**Provided data:**
┄┄┄┄┄┄

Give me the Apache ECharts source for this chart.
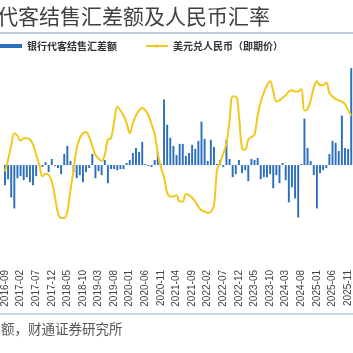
<!DOCTYPE html>
<html>
<head>
<meta charset="utf-8">
<script src="https://cdn.jsdelivr.net/npm/echarts@6/dist/echarts.min.js"></script>
<style>
  html, body { margin: 0; padding: 0; background: #fff; }
  #main { width: 353px; height: 353px; }
</style>
</head>
<body>
<div id="main"></div>
<script>
// 月份：2016-09 ~ 2025-12
const startYear = 2016, startMonth = 9, monthCount = 112;
const months = [];
for (let k = 0; k < monthCount; k++) {
  const m = startMonth - 1 + k;
  const y = startYear + Math.floor(m / 12);
  const mm = (m % 12) + 1;
  months.push(y + '-' + (mm < 10 ? '0' + mm : mm));
}

// 银行代客结售汇差额（亿美元）
const fxNet = [
  -200, -140, -320, -430, -130, -110, -150, -120, -170, -200,
  -110, 10, -20, 30, -70, 60, -10, -30, -90, 110,
  190, 40, -70, -130, -100, -170, -70, -30, 110, -130,
  -60, -100, 50, -180, -40, -40, -50, -40, -40, 20,
  50, 120, 170, 130, 230, 10, -10, -20, 50, 130,
  10, 650, 400, 270, 190, 100, 210, 210, 90, 120,
  200, 160, 240, 430, 260, 40, 250, 180, 10, 50,
  -20, 250, 60, -120, -90, 50, -80, -50, -160, 60,
  50, 70, -140, -120, -120, -90, -230, -100, -180, 20,
  -150, -370, -220, -330, -520, 10, 460, 170, 40, -100,
  -430, -80, -50, -30, 110, 240, 220, 140, 490, 170,
  160, 960
];

// 美元兑人民币（即期价）
const usdcny = [
  6.65, 6.74, 6.85, 6.95, 6.93, 6.89, 6.91, 6.91, 6.90, 6.86,
  6.78, 6.70, 6.61, 6.63, 6.62, 6.57, 6.45, 6.32, 6.28, 6.28,
  6.33, 6.50, 6.66, 6.83, 6.91, 6.95, 6.96, 6.92, 6.85, 6.78,
  6.75, 6.73, 6.78, 6.90, 6.91, 7.04, 7.16, 7.13, 7.09, 7.03,
  6.95, 7.03, 7.09, 7.13, 7.15, 7.13, 7.09, 7.02, 6.94, 6.79,
  6.68, 6.60, 6.48, 6.45, 6.45, 6.46, 6.41, 6.41, 6.47, 6.46,
  6.44, 6.41, 6.37, 6.34, 6.33, 6.32, 6.33, 6.38, 6.66, 6.72,
  6.79, 6.87, 7.05, 7.24, 7.24, 7.09, 6.83, 6.82, 6.90, 6.92,
  6.94, 7.09, 7.20, 7.27, 7.33, 7.36, 7.28, 7.20, 7.21, 7.23,
  7.25, 7.28, 7.29, 7.28, 7.28, 7.30, 7.13, 7.14, 7.21, 7.31,
  7.36, 7.33, 7.33, 7.35, 7.27, 7.24, 7.22, 7.21, 7.20, 7.18,
  7.13, 7.09
];

const myChart = echarts.init(document.getElementById('main'), null, { renderer: 'canvas' });

const option = {
  animation: false,
  backgroundColor: '#ffffff',
  title: {
    text: '代客结售汇差额及人民币汇率',
    left: -3,
    top: 6,
    padding: 0,
    textStyle: {
      fontFamily: 'Noto Sans CJK SC',
      fontSize: 21,
      fontWeight: 'normal',
      color: '#404040'
    }
  },
  legend: {
    left: 0,
    top: 41,
    padding: 0,
    itemGap: 28,
    itemWidth: 22,
    itemHeight: 4,
    textStyle: {
      fontFamily: 'Noto Sans CJK SC',
      fontSize: 10,
      fontWeight: 'bold',
      color: '#333'
    },
    data: [
      { name: '银行代客结售汇差额', icon: 'rect' },
      { name: '美元兑人民币（即期价）' }
    ]
  },
  grid: {
    left: -4,
    right: -1,
    top: 51,
    bottom: 87
  },
  xAxis: {
    type: 'category',
    data: months,
    boundaryGap: true,
    axisLine: { show: false },
    axisTick: { show: false },
    axisLabel: {
      interval: 4,
      rotate: 90,
      margin: 4,
      fontFamily: 'Liberation Sans',
      fontSize: 10,
      color: '#444'
    }
  },
  yAxis: [
    {
      type: 'value',
      min: -1000,
      max: 1130,
      show: false,
      splitLine: { show: false }
    },
    {
      type: 'value',
      min: 5.9,
      max: 7.6,
      show: false,
      splitLine: { show: false }
    }
  ],
  graphic: [
    {
      type: 'line',
      shape: { x1: 0, y1: 33, x2: 353, y2: 33 },
      style: { stroke: '#a9b8cc', lineWidth: 1.5 },
      silent: true
    },
    {
      type: 'line',
      shape: { x1: 0, y1: 314, x2: 353, y2: 314 },
      style: { stroke: '#b7c9de', lineWidth: 1.5 },
      silent: true
    },
    {
      type: 'text',
      left: 1,
      top: 322,
      style: {
        text: '额，财通证券研究所',
        fontFamily: 'Noto Sans CJK SC',
        fontSize: 13.5,
        fill: '#555'
      },
      silent: true
    }
  ],
  series: [
    {
      name: '银行代客结售汇差额',
      type: 'bar',
      yAxisIndex: 0,
      barWidth: '62%',
      itemStyle: { color: '#2c6fbe' },
      data: fxNet
    },
    {
      name: '美元兑人民币（即期价）',
      type: 'line',
      yAxisIndex: 1,
      smooth: 0.4,
      symbol: 'none',
      lineStyle: { color: '#f0c81e', width: 2 },
      itemStyle: { color: '#f0c81e' },
      z: 3,
      data: usdcny
    }
  ]
};

myChart.setOption(option);
</script>
</body>
</html>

┄┄┄┄┄┄

**Given task:** Print the complete listing exactly, apart from any pictures.

**Final result:**
Give me the Apache ECharts source for this chart.
<!DOCTYPE html>
<html>
<head>
<meta charset="utf-8">
<script src="https://cdn.jsdelivr.net/npm/echarts@6/dist/echarts.min.js"></script>
<style>
  html, body { margin: 0; padding: 0; background: #fff; }
  #main { width: 353px; height: 353px; }
</style>
</head>
<body>
<div id="main"></div>
<script>
// 月份：2016-09 ~ 2025-12
const startYear = 2016, startMonth = 9, monthCount = 112;
const months = [];
for (let k = 0; k < monthCount; k++) {
  const m = startMonth - 1 + k;
  const y = startYear + Math.floor(m / 12);
  const mm = (m % 12) + 1;
  months.push(y + '-' + (mm < 10 ? '0' + mm : mm));
}

// 银行代客结售汇差额（亿美元）
const fxNet = [
  -200, -140, -320, -430, -130, -110, -150, -120, -170, -200,
  -110, 10, -20, 30, -70, 60, -10, -30, -90, 110,
  190, 40, -70, -130, -100, -170, -70, -30, 110, -130,
  -60, -100, 50, -180, -40, -40, -50, -40, -40, 20,
  50, 120, 170, 130, 230, 10, -10, -20, 50, 130,
  10, 650, 400, 270, 190, 100, 210, 210, 90, 120,
  200, 160, 240, 430, 260, 40, 250, 180, 10, 50,
  -20, 250, 60, -120, -90, 50, -80, -50, -160, 60,
  50, 70, -140, -120, -120, -90, -230, -100, -180, 20,
  -150, -370, -220, -330, -520, 10, 460, 170, 40, -100,
  -430, -80, -50, -30, 110, 240, 220, 140, 490, 170,
  160, 960
];

// 美元兑人民币（即期价）
const usdcny = [
  6.65, 6.74, 6.85, 6.95, 6.93, 6.89, 6.91, 6.91, 6.90, 6.86,
  6.78, 6.70, 6.61, 6.63, 6.62, 6.57, 6.45, 6.32, 6.28, 6.28,
  6.33, 6.50, 6.66, 6.83, 6.91, 6.95, 6.96, 6.92, 6.85, 6.78,
  6.75, 6.73, 6.78, 6.90, 6.91, 7.04, 7.16, 7.13, 7.09, 7.03,
  6.95, 7.03, 7.09, 7.13, 7.15, 7.13, 7.09, 7.02, 6.94, 6.79,
  6.68, 6.60, 6.48, 6.45, 6.45, 6.46, 6.41, 6.41, 6.47, 6.46,
  6.44, 6.41, 6.37, 6.34, 6.33, 6.32, 6.33, 6.38, 6.66, 6.72,
  6.79, 6.87, 7.05, 7.24, 7.24, 7.09, 6.83, 6.82, 6.90, 6.92,
  6.94, 7.09, 7.20, 7.27, 7.33, 7.36, 7.28, 7.20, 7.21, 7.23,
  7.25, 7.28, 7.29, 7.28, 7.28, 7.30, 7.13, 7.14, 7.21, 7.31,
  7.36, 7.33, 7.33, 7.35, 7.27, 7.24, 7.22, 7.21, 7.20, 7.18,
  7.13, 7.09
];

const myChart = echarts.init(document.getElementById('main'), null, { renderer: 'canvas' });

const option = {
  animation: false,
  backgroundColor: '#ffffff',
  title: {
    text: '代客结售汇差额及人民币汇率',
    left: -3,
    top: 6,
    padding: 0,
    textStyle: {
      fontFamily: 'Noto Sans CJK SC',
      fontSize: 21,
      fontWeight: 'normal',
      color: '#404040'
    }
  },
  legend: {
    left: 0,
    top: 41,
    padding: 0,
    itemGap: 28,
    itemWidth: 22,
    itemHeight: 4,
    textStyle: {
      fontFamily: 'Noto Sans CJK SC',
      fontSize: 10,
      fontWeight: 'bold',
      color: '#333'
    },
    data: [
      { name: '银行代客结售汇差额', icon: 'rect' },
      { name: '美元兑人民币（即期价）' }
    ]
  },
  grid: {
    left: -4,
    right: -1,
    top: 51,
    bottom: 87
  },
  xAxis: {
    type: 'category',
    data: months,
    boundaryGap: true,
    axisLine: { show: false },
    axisTick: { show: false },
    axisLabel: {
      interval: 4,
      rotate: 90,
      margin: 4,
      fontFamily: 'Liberation Sans',
      fontSize: 10,
      color: '#444'
    }
  },
  yAxis: [
    {
      type: 'value',
      min: -1000,
      max: 1130,
      show: false,
      splitLine: { show: false }
    },
    {
      type: 'value',
      min: 5.9,
      max: 7.6,
      show: false,
      splitLine: { show: false }
    }
  ],
  graphic: [
    {
      type: 'line',
      shape: { x1: 0, y1: 33, x2: 353, y2: 33 },
      style: { stroke: '#a9b8cc', lineWidth: 1.5 },
      silent: true
    },
    {
      type: 'line',
      shape: { x1: 0, y1: 314, x2: 353, y2: 314 },
      style: { stroke: '#b7c9de', lineWidth: 1.5 },
      silent: true
    },
    {
      type: 'text',
      left: 1,
      top: 322,
      style: {
        text: '额，财通证券研究所',
        fontFamily: 'Noto Sans CJK SC',
        fontSize: 13.5,
        fill: '#555'
      },
      silent: true
    }
  ],
  series: [
    {
      name: '银行代客结售汇差额',
      type: 'bar',
      yAxisIndex: 0,
      barWidth: '62%',
      itemStyle: { color: '#2c6fbe' },
      data: fxNet
    },
    {
      name: '美元兑人民币（即期价）',
      type: 'line',
      yAxisIndex: 1,
      smooth: 0.4,
      symbol: 'none',
      lineStyle: { color: '#f0c81e', width: 2 },
      itemStyle: { color: '#f0c81e' },
      z: 3,
      data: usdcny
    }
  ]
};

myChart.setOption(option);
</script>
</body>
</html>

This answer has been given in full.